WHAT THE TASK ASKS: Copy each line of the data below exactly, leaving out pictures.

——————

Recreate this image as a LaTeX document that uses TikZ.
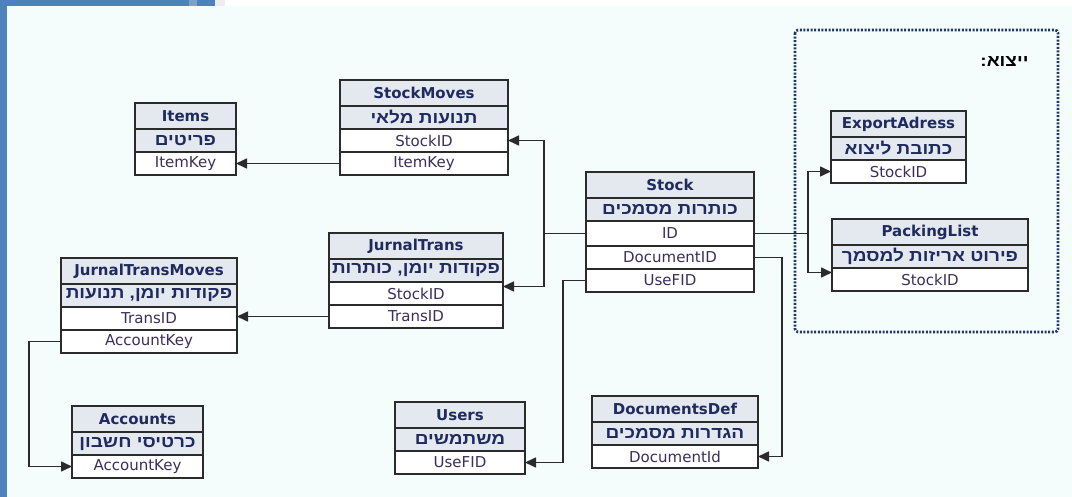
\documentclass[tikz,border=0pt]{standalone}
\usepackage{fontspec}
\setmainfont{DejaVu Sans}
\newfontfamily\hebfont[Script=Hebrew,FakeStretch=1.15]{Liberation Sans}
\TeXXeTstate=1
\usetikzlibrary{positioning,arrows.meta}

\definecolor{winblue}{HTML}{4F81BD}
\definecolor{winlight}{HTML}{7DA0CF}
\definecolor{wingray}{HTML}{EDEDED}
\definecolor{paper}{HTML}{F5FDFC}
\definecolor{hdrfill}{HTML}{E4E8EF}
\definecolor{edge}{HTML}{2B2B2B}
\definecolor{titletext}{HTML}{1F2B5E}
\definecolor{fieldtext}{HTML}{3A2F5B}
\definecolor{exportline}{HTML}{1F3864}

\newcommand{\hebtxt}[1]{{\hebfont\bfseries\beginR #1\endR}}

\tikzset{
  ttl/.style={draw=edge, fill=hdrfill, line width=1.7pt, outer sep=0pt, inner sep=0pt,
    minimum height=26pt, anchor=north west, text=titletext,
    font=\bfseries\fontsize{15}{18}\selectfont},
  sub/.style={ttl, minimum height=23pt, font=\fontsize{16.5}{18}\selectfont},
  fld/.style={ttl, fill=white, minimum height=23pt, text=fieldtext,
    font=\fontsize{15}{18}\selectfont},
  link/.style={draw=edge, line width=1.6pt, -{Triangle[length=11pt,width=10pt]}}
}

\begin{document}
\begin{tikzpicture}[x=1pt,y=-1pt]
\useasboundingbox (0,0) rectangle (1072,497);

% window edge and background
\fill[white] (0,0) rectangle (1072,497);
\fill[paper] (7,6) rectangle (1072,497);
\fill[winblue] (0,0) rectangle (7,497);
\fill[winblue] (0,0) rectangle (215,6);
\fill[winlight] (189,0) rectangle (197,6);
\fill[wingray] (215,0) rectangle (225,6);

% export group
\draw[exportline, line width=2.6pt, dash pattern=on 2pt off 1.6pt, rounded corners=3pt]
  (795,30) rectangle (1058,332);
\node[anchor=east, font=\fontsize{16.5}{18}\selectfont] (exportlbl) at (1032,62) {\hebtxt{ייצוא:}};

% Items
\begin{scope}[every node/.append style={minimum width=101pt}]
\node[ttl] (it) at (135,103) {Items};
\node[sub, below=0pt of it] (it-h) {\hebtxt{פריטים}};
\node[fld, below=0pt of it-h] (it-key) {ItemKey};
\end{scope}

% StockMoves
\begin{scope}[every node/.append style={minimum width=168pt}]
\node[ttl] (sm) at (340,80) {StockMoves};
\node[sub, below=0pt of sm] (sm-h) {\hebtxt{תנועות מלאי}};
\node[fld, below=0pt of sm-h] (sm-sid) {StockID};
\node[fld, below=0pt of sm-sid] (sm-key) {ItemKey};
\end{scope}

% Stock
\begin{scope}[every node/.append style={minimum width=168pt}]
\node[ttl] (st) at (586,172) {Stock};
\node[sub, below=0pt of st] (st-h) {\hebtxt{כותרות מסמכים}};
\node[fld, below=0pt of st-h, minimum height=25pt] (st-id) {ID};
\node[fld, below=0pt of st-id] (st-doc) {DocumentID};
\node[fld, below=0pt of st-doc] (st-use) {UseFID};
\end{scope}

% JurnalTrans
\begin{scope}[every node/.append style={minimum width=174pt}]
\node[ttl] (jt) at (329,233) {JurnalTrans};
\node[sub, below=0pt of jt] (jt-h) {\hebtxt{פקודות יומן, כותרות}};
\node[fld, below=0pt of jt-h] (jt-sid) {StockID};
\node[fld, below=0pt of jt-sid] (jt-tid) {TransID};
\end{scope}

% JurnalTransMoves
\begin{scope}[every node/.append style={minimum width=176pt}]
\node[ttl] (jtm) at (61,258) {JurnalTransMoves};
\node[sub, below=0pt of jtm] (jtm-h) {\hebtxt{פקודות יומן, תנועות}};
\node[fld, below=0pt of jtm-h] (jtm-tid) {TransID};
\node[fld, below=0pt of jtm-tid] (jtm-acc) {AccountKey};
\end{scope}

% Accounts
\begin{scope}[every node/.append style={minimum width=131pt}]
\node[ttl] (ac) at (72,406) {Accounts};
\node[sub, below=0pt of ac] (ac-h) {\hebtxt{כרטיסי חשבון}};
\node[fld, below=0pt of ac-h] (ac-key) {AccountKey};
\end{scope}

% Users
\begin{scope}[every node/.append style={minimum width=130pt}]
\node[ttl] (us) at (395,402) {Users};
\node[sub, below=0pt of us] (us-h) {\hebtxt{משתמשים}};
\node[fld, below=0pt of us-h] (us-key) {UseFID};
\end{scope}

% DocumentsDef
\begin{scope}[every node/.append style={minimum width=166pt}]
\node[ttl] (dd) at (592,396) {DocumentsDef};
\node[sub, below=0pt of dd] (dd-h) {\hebtxt{הגדרות מסמכים}};
\node[fld, below=0pt of dd-h] (dd-key) {DocumentId};
\end{scope}

% ExportAdress
\begin{scope}[every node/.append style={minimum width=135pt}]
\node[ttl] (ex) at (831,111) {ExportAdress};
\node[sub, below=0pt of ex] (ex-h) {\hebtxt{כתובת ליצוא}};
\node[fld, below=0pt of ex-h] (ex-sid) {StockID};
\end{scope}

% PackingList
\begin{scope}[every node/.append style={minimum width=196pt}]
\node[ttl] (pl) at (832,219) {PackingList};
\node[sub, below=0pt of pl] (pl-h) {\hebtxt{פירוט אריזות למסמך}};
\node[fld, below=0pt of pl-h] (pl-sid) {StockID};
\end{scope}

% links
\draw[link] (sm-key.west) -- (it-key.east);
\draw[edge, line width=1.6pt] (st-id.west) -- ++(-42,0) coordinate (splitl);
\draw[link] (splitl) |- (sm-sid.east);
\draw[link] (splitl) |- ([yshift=7pt]jt-sid.east);
\draw[edge, line width=1.6pt] (st-id.east) -- ++(54,0) coordinate (splitr);
\draw[link] (splitr) |- (ex-sid.west);
\draw[link] (splitr) |- ([yshift=7pt]pl-sid.west);
\draw[link] (st-doc.east) -- ++(28,0) |- (dd-key.east);
\draw[link] (st-use.west) -- ++(-23,0) |- (us-key.east);
\draw[link] (jt-tid.west) -- (jt-tid.west -| jtm-tid.east);
\draw[link] (jtm-acc.west) -- ++(-32,0) |- (ac-key.west);
\end{tikzpicture}
\end{document}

——————

SOLUTION BELOW:
Recreate this image as a LaTeX document that uses TikZ.
\documentclass[tikz,border=0pt]{standalone}
\usepackage{fontspec}
\setmainfont{DejaVu Sans}
\newfontfamily\hebfont[Script=Hebrew,FakeStretch=1.15]{Liberation Sans}
\TeXXeTstate=1
\usetikzlibrary{positioning,arrows.meta}

\definecolor{winblue}{HTML}{4F81BD}
\definecolor{winlight}{HTML}{7DA0CF}
\definecolor{wingray}{HTML}{EDEDED}
\definecolor{paper}{HTML}{F5FDFC}
\definecolor{hdrfill}{HTML}{E4E8EF}
\definecolor{edge}{HTML}{2B2B2B}
\definecolor{titletext}{HTML}{1F2B5E}
\definecolor{fieldtext}{HTML}{3A2F5B}
\definecolor{exportline}{HTML}{1F3864}

\newcommand{\hebtxt}[1]{{\hebfont\bfseries\beginR #1\endR}}

\tikzset{
  ttl/.style={draw=edge, fill=hdrfill, line width=1.7pt, outer sep=0pt, inner sep=0pt,
    minimum height=26pt, anchor=north west, text=titletext,
    font=\bfseries\fontsize{15}{18}\selectfont},
  sub/.style={ttl, minimum height=23pt, font=\fontsize{16.5}{18}\selectfont},
  fld/.style={ttl, fill=white, minimum height=23pt, text=fieldtext,
    font=\fontsize{15}{18}\selectfont},
  link/.style={draw=edge, line width=1.6pt, -{Triangle[length=11pt,width=10pt]}}
}

\begin{document}
\begin{tikzpicture}[x=1pt,y=-1pt]
\useasboundingbox (0,0) rectangle (1072,497);

% window edge and background
\fill[white] (0,0) rectangle (1072,497);
\fill[paper] (7,6) rectangle (1072,497);
\fill[winblue] (0,0) rectangle (7,497);
\fill[winblue] (0,0) rectangle (215,6);
\fill[winlight] (189,0) rectangle (197,6);
\fill[wingray] (215,0) rectangle (225,6);

% export group
\draw[exportline, line width=2.6pt, dash pattern=on 2pt off 1.6pt, rounded corners=3pt]
  (795,30) rectangle (1058,332);
\node[anchor=east, font=\fontsize{16.5}{18}\selectfont] (exportlbl) at (1032,62) {\hebtxt{ייצוא:}};

% Items
\begin{scope}[every node/.append style={minimum width=101pt}]
\node[ttl] (it) at (135,103) {Items};
\node[sub, below=0pt of it] (it-h) {\hebtxt{פריטים}};
\node[fld, below=0pt of it-h] (it-key) {ItemKey};
\end{scope}

% StockMoves
\begin{scope}[every node/.append style={minimum width=168pt}]
\node[ttl] (sm) at (340,80) {StockMoves};
\node[sub, below=0pt of sm] (sm-h) {\hebtxt{תנועות מלאי}};
\node[fld, below=0pt of sm-h] (sm-sid) {StockID};
\node[fld, below=0pt of sm-sid] (sm-key) {ItemKey};
\end{scope}

% Stock
\begin{scope}[every node/.append style={minimum width=168pt}]
\node[ttl] (st) at (586,172) {Stock};
\node[sub, below=0pt of st] (st-h) {\hebtxt{כותרות מסמכים}};
\node[fld, below=0pt of st-h, minimum height=25pt] (st-id) {ID};
\node[fld, below=0pt of st-id] (st-doc) {DocumentID};
\node[fld, below=0pt of st-doc] (st-use) {UseFID};
\end{scope}

% JurnalTrans
\begin{scope}[every node/.append style={minimum width=174pt}]
\node[ttl] (jt) at (329,233) {JurnalTrans};
\node[sub, below=0pt of jt] (jt-h) {\hebtxt{פקודות יומן, כותרות}};
\node[fld, below=0pt of jt-h] (jt-sid) {StockID};
\node[fld, below=0pt of jt-sid] (jt-tid) {TransID};
\end{scope}

% JurnalTransMoves
\begin{scope}[every node/.append style={minimum width=176pt}]
\node[ttl] (jtm) at (61,258) {JurnalTransMoves};
\node[sub, below=0pt of jtm] (jtm-h) {\hebtxt{פקודות יומן, תנועות}};
\node[fld, below=0pt of jtm-h] (jtm-tid) {TransID};
\node[fld, below=0pt of jtm-tid] (jtm-acc) {AccountKey};
\end{scope}

% Accounts
\begin{scope}[every node/.append style={minimum width=131pt}]
\node[ttl] (ac) at (72,406) {Accounts};
\node[sub, below=0pt of ac] (ac-h) {\hebtxt{כרטיסי חשבון}};
\node[fld, below=0pt of ac-h] (ac-key) {AccountKey};
\end{scope}

% Users
\begin{scope}[every node/.append style={minimum width=130pt}]
\node[ttl] (us) at (395,402) {Users};
\node[sub, below=0pt of us] (us-h) {\hebtxt{משתמשים}};
\node[fld, below=0pt of us-h] (us-key) {UseFID};
\end{scope}

% DocumentsDef
\begin{scope}[every node/.append style={minimum width=166pt}]
\node[ttl] (dd) at (592,396) {DocumentsDef};
\node[sub, below=0pt of dd] (dd-h) {\hebtxt{הגדרות מסמכים}};
\node[fld, below=0pt of dd-h] (dd-key) {DocumentId};
\end{scope}

% ExportAdress
\begin{scope}[every node/.append style={minimum width=135pt}]
\node[ttl] (ex) at (831,111) {ExportAdress};
\node[sub, below=0pt of ex] (ex-h) {\hebtxt{כתובת ליצוא}};
\node[fld, below=0pt of ex-h] (ex-sid) {StockID};
\end{scope}

% PackingList
\begin{scope}[every node/.append style={minimum width=196pt}]
\node[ttl] (pl) at (832,219) {PackingList};
\node[sub, below=0pt of pl] (pl-h) {\hebtxt{פירוט אריזות למסמך}};
\node[fld, below=0pt of pl-h] (pl-sid) {StockID};
\end{scope}

% links
\draw[link] (sm-key.west) -- (it-key.east);
\draw[edge, line width=1.6pt] (st-id.west) -- ++(-42,0) coordinate (splitl);
\draw[link] (splitl) |- (sm-sid.east);
\draw[link] (splitl) |- ([yshift=7pt]jt-sid.east);
\draw[edge, line width=1.6pt] (st-id.east) -- ++(54,0) coordinate (splitr);
\draw[link] (splitr) |- (ex-sid.west);
\draw[link] (splitr) |- ([yshift=7pt]pl-sid.west);
\draw[link] (st-doc.east) -- ++(28,0) |- (dd-key.east);
\draw[link] (st-use.west) -- ++(-23,0) |- (us-key.east);
\draw[link] (jt-tid.west) -- (jt-tid.west -| jtm-tid.east);
\draw[link] (jtm-acc.west) -- ++(-32,0) |- (ac-key.west);
\end{tikzpicture}
\end{document}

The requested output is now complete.